Parla alla Bosnia, ma parla la mondo intero. Papa Francesco, nella omelia pronunciata nello stadio Kosevo, lo stesso dove Giovanni Paolo II aveva celebrato nel 1997, non ha remore a denunciare che «l’aspirazione alla pace e l’impegno per costruirla si scontrano col fatto che nel mondo sono in atto numerosi conflitti armati. È una sorta di terza guerra mondiale combattuta “a pezzi”; e, nel contesto della comunicazione globale, si percepisce un clima di guerra. C’è chi questo clima vuole crearlo e fomentarlo deliberatamente, in particolare coloro che cercano lo scontro tra diverse culture e civiltà, e anche coloro che speculano sulle guerre per vendere armi. Ma la guerra significa bambini, donne e anziani nei campi profughi; significa dislocamenti forzati; significa case, strade, fabbriche distrutte; significa soprattutto tante vite spezzate. Voi lo sapete bene, per averlo sperimentato proprio qui: quanta sofferenza, quanta distruzione, quanto dolore! Oggi, cari fratelli e sorelle, si leva ancora una volta da questa città il grido del popolo di Dio e di tutti gli uomini e le donne di buona volontà: mai più la guerra!».

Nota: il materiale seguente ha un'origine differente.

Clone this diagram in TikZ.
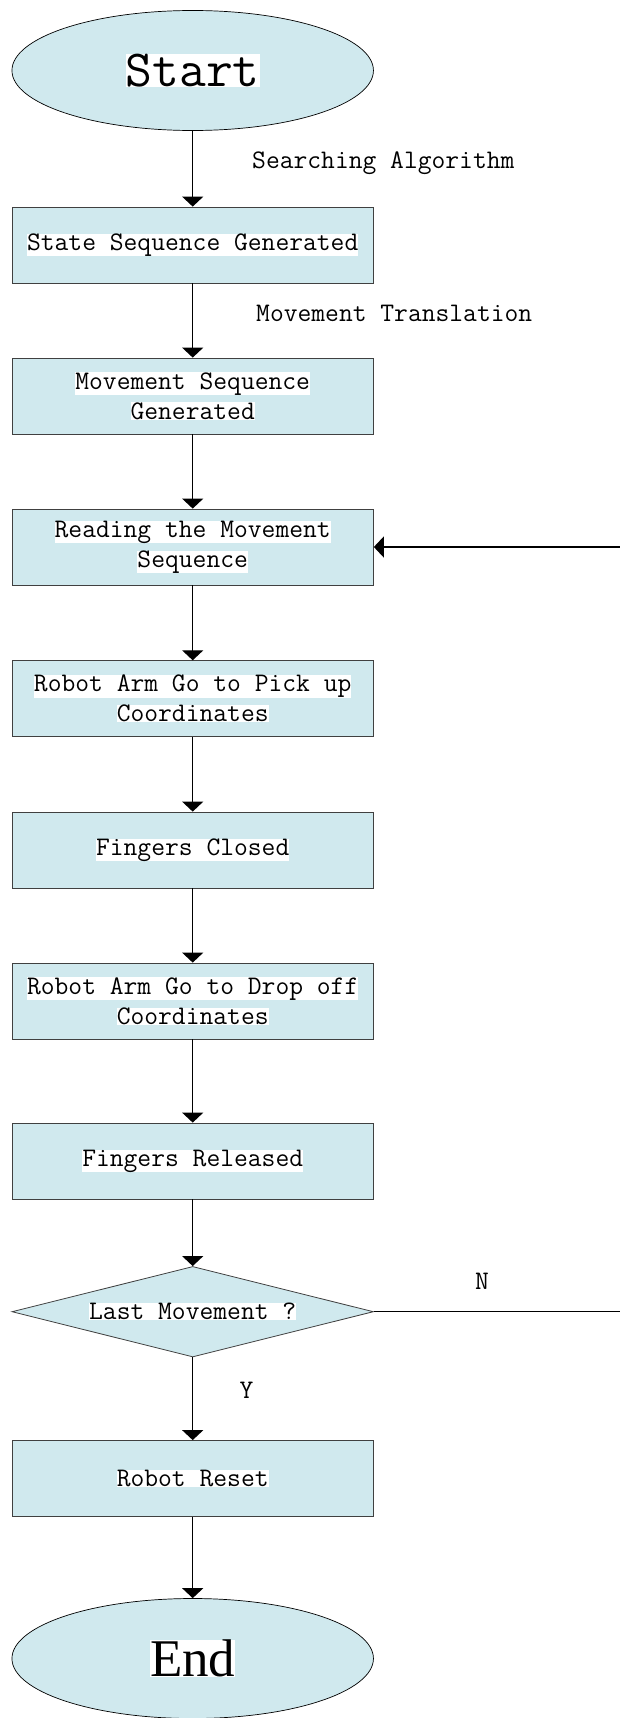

Applaudono i tanti che conoscono l'italiano già prima che le parole del Papa siano tradotte in croato.
Papa Francesco parla di pace, ma soprattutto chiede che la pace la si faccia concretamente. «All’interno di questo clima di guerra, come un raggio di sole che attraversa le nubi, risuona la parola di Gesù nel Vangelo: "Beati gli operatori di pace". È un appello sempre attuale, che vale per ogni generazione. Non dice “Beati i predicatori di pace”: tutti sono capaci di proclamarla, anche in maniera ipocrita o addirittura menzognera. No. Dice: "Beati gli operatori di pace", cioè coloro che la fanno. Fare la pace è un lavoro artigianale: richiede passione, pazienza, esperienza, tenacia».
La pace si costruisce a partire dalla giustizia e ricordando che «il pieno compimento della giustizia è amare il prossimo come se stessi». Seguendo questo comandamento cambiano le cose: «Quella persona, quel popolo che vedevo come nemico, in realtà ha il mio stesso volto, il mio stesso cuore, la mia stessa anima».
E tra gli atteggiamenti necessari per «fare la pace», il Papa ricorda quanto dice Paolo nella Seconda lettura: Rivestitevi di sentimenti di tenerezza, di bontà, di umiltà, di mansuetudine, di magnanimità, sopportandovi a vicenda e perdonandovi gli uni gli altri, se qualcuno avesse di che lamentarsi nei confronti di un altro. Come il Signore vi ha perdonato, così fate anche voi».
Non bisogna illudersi, però, di essere da soli artefici della pace: «Cadremmo in un moralismo illusorio», mette in guardia Bergoglio.
«La pace è dono di Dio, non in senso magico, ma perché Lui, con il suo Spirito, può imprimere questi atteggiamenti nei nostri cuori e nella nostra carne, e fare di noi dei veri strumenti della sua pace. E, andando in profondità, l’Apostolo dice che la pace è dono di Dio perché è frutto della sua riconciliazione con noi. Solo se si lascia riconciliare con Dio, l’uomo può diventare operatore di pace».